## Given information
------------------------------------------------

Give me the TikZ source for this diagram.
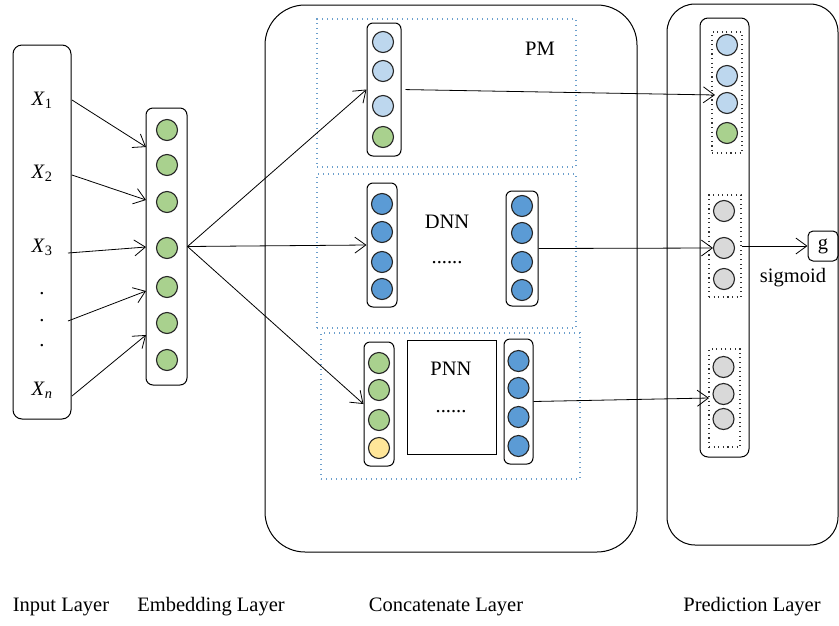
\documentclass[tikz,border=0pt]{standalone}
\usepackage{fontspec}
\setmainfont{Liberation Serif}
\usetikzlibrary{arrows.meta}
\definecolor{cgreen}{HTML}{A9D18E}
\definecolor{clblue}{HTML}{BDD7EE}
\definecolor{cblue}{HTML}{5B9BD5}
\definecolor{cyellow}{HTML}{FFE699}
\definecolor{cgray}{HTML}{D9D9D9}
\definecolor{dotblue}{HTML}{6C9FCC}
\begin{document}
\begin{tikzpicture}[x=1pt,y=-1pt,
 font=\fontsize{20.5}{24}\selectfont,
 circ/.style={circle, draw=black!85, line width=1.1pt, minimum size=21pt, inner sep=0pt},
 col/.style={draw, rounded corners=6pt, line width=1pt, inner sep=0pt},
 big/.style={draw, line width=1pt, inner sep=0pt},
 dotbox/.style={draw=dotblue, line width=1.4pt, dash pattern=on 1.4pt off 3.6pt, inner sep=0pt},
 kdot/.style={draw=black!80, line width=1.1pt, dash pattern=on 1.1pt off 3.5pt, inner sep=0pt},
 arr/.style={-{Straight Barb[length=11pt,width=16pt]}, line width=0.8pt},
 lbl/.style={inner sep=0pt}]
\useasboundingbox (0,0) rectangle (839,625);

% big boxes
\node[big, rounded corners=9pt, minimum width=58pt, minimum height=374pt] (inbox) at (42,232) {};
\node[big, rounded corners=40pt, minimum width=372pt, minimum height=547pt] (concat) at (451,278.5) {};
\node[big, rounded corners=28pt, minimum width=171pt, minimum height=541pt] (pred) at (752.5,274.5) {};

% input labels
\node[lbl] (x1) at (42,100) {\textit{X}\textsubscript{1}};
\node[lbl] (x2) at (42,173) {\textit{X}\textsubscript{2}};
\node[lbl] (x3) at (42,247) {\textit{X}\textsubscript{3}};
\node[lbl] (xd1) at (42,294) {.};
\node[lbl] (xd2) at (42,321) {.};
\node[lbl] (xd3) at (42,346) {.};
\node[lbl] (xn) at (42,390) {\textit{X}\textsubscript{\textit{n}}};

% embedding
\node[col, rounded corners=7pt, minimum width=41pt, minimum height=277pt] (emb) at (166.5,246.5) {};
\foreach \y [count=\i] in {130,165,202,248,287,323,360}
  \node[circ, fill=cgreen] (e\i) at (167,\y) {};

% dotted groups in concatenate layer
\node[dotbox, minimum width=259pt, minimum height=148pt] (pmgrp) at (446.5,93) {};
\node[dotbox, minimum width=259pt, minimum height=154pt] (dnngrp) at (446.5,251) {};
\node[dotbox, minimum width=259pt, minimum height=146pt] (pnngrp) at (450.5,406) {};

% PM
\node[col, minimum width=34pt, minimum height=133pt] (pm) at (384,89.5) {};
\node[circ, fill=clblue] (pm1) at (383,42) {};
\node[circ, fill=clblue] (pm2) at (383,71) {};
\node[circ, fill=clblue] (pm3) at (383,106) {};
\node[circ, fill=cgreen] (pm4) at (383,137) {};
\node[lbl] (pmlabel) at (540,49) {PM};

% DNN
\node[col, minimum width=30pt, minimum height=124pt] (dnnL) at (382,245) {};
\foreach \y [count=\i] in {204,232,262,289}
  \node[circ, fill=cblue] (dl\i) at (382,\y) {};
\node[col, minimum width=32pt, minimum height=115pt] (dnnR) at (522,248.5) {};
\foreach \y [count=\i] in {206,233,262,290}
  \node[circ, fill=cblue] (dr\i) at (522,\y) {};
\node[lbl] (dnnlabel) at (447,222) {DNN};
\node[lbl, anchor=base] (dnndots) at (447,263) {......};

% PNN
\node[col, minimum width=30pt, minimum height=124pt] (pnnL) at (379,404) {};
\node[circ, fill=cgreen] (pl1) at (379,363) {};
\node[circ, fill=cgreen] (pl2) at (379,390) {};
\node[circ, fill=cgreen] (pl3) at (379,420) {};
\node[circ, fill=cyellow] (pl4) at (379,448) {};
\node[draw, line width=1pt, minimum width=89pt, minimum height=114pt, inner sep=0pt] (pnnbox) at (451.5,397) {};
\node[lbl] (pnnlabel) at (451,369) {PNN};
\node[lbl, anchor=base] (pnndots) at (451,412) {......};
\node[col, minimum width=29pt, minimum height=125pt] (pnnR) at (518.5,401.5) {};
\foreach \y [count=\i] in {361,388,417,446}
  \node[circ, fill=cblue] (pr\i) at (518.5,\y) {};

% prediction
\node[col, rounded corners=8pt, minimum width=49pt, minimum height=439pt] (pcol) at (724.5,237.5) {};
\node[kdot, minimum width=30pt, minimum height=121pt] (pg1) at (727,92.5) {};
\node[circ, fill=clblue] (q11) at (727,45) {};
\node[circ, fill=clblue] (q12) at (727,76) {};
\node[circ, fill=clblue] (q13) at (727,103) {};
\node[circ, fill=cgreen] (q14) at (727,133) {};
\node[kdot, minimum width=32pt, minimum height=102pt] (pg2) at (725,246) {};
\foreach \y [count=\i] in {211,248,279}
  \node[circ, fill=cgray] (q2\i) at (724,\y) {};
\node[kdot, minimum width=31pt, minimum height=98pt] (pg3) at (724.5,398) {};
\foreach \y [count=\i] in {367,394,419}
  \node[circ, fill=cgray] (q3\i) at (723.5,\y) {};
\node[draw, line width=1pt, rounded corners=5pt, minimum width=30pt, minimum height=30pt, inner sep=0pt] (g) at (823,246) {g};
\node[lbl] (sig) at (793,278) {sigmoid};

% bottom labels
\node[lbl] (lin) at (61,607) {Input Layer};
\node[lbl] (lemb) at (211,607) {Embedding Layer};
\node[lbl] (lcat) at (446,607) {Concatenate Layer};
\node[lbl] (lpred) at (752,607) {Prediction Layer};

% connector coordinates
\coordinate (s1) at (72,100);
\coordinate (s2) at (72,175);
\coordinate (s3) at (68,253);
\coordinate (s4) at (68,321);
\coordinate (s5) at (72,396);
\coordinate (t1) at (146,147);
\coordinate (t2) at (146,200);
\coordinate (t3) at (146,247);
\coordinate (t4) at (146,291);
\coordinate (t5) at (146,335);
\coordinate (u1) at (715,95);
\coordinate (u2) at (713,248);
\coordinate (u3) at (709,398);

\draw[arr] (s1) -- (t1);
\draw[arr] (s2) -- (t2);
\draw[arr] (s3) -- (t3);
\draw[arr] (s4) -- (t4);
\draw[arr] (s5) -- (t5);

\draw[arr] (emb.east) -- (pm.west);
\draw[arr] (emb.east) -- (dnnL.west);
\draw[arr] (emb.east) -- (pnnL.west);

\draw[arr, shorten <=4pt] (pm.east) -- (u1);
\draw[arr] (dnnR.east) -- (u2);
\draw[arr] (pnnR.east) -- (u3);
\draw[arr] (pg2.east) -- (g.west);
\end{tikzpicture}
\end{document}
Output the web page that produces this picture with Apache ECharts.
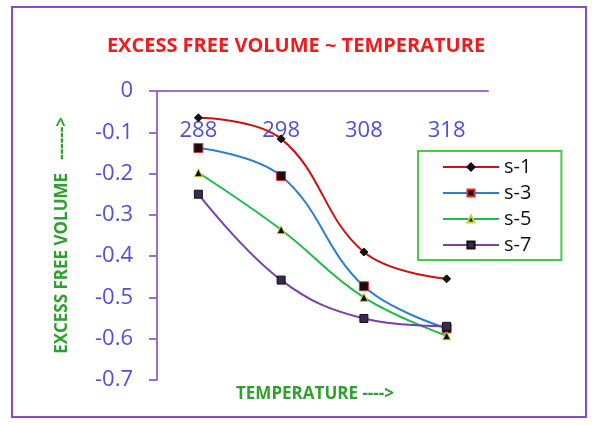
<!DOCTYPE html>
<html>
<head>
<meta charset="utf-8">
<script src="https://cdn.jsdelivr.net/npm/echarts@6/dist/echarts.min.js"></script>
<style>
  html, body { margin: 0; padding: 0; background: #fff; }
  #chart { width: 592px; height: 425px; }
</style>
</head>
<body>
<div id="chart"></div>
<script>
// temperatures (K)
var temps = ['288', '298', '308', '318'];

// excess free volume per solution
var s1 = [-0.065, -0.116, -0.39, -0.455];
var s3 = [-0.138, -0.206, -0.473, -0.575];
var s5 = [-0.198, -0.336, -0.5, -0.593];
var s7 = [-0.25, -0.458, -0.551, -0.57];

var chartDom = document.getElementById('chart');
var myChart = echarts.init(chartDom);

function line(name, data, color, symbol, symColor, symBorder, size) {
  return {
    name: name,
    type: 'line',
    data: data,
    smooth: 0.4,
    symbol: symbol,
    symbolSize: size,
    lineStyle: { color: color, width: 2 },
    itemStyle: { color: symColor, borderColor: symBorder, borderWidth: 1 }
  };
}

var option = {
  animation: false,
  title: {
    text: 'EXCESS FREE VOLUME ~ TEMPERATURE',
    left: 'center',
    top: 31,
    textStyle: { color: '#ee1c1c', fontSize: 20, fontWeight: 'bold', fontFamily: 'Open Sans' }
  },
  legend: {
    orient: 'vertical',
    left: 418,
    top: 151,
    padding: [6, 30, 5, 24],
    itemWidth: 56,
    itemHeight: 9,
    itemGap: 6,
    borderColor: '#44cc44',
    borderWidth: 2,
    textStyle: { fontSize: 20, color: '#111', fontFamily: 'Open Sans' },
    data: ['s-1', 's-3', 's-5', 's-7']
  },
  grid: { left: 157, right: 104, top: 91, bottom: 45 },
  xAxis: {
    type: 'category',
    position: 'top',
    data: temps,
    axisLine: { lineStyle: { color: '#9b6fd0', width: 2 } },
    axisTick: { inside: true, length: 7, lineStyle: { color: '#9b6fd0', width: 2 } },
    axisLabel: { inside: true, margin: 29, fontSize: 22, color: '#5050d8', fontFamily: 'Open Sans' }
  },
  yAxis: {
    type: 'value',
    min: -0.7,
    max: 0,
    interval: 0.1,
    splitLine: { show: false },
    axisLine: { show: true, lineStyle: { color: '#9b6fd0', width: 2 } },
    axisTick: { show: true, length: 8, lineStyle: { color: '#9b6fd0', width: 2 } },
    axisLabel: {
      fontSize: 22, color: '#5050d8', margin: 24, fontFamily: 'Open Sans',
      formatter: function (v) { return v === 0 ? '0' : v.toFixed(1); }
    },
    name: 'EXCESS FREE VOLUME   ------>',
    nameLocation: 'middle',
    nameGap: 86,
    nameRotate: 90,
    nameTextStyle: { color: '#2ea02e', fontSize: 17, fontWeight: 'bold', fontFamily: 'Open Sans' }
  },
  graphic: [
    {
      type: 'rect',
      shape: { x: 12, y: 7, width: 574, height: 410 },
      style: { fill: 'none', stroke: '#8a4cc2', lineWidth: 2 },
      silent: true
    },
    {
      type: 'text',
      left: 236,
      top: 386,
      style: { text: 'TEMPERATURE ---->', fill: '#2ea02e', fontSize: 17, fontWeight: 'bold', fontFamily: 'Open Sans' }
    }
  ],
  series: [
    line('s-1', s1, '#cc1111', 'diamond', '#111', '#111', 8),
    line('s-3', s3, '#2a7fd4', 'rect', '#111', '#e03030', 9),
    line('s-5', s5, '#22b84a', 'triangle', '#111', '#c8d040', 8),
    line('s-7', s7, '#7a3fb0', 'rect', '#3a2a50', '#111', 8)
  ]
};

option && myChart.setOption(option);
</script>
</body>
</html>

------------------------------------------------

## Task details
Search the data for the word "this" and copy each line where it appears.

## Expected answer
Give me the TikZ source for this diagram.
Output the web page that produces this picture with Apache ECharts.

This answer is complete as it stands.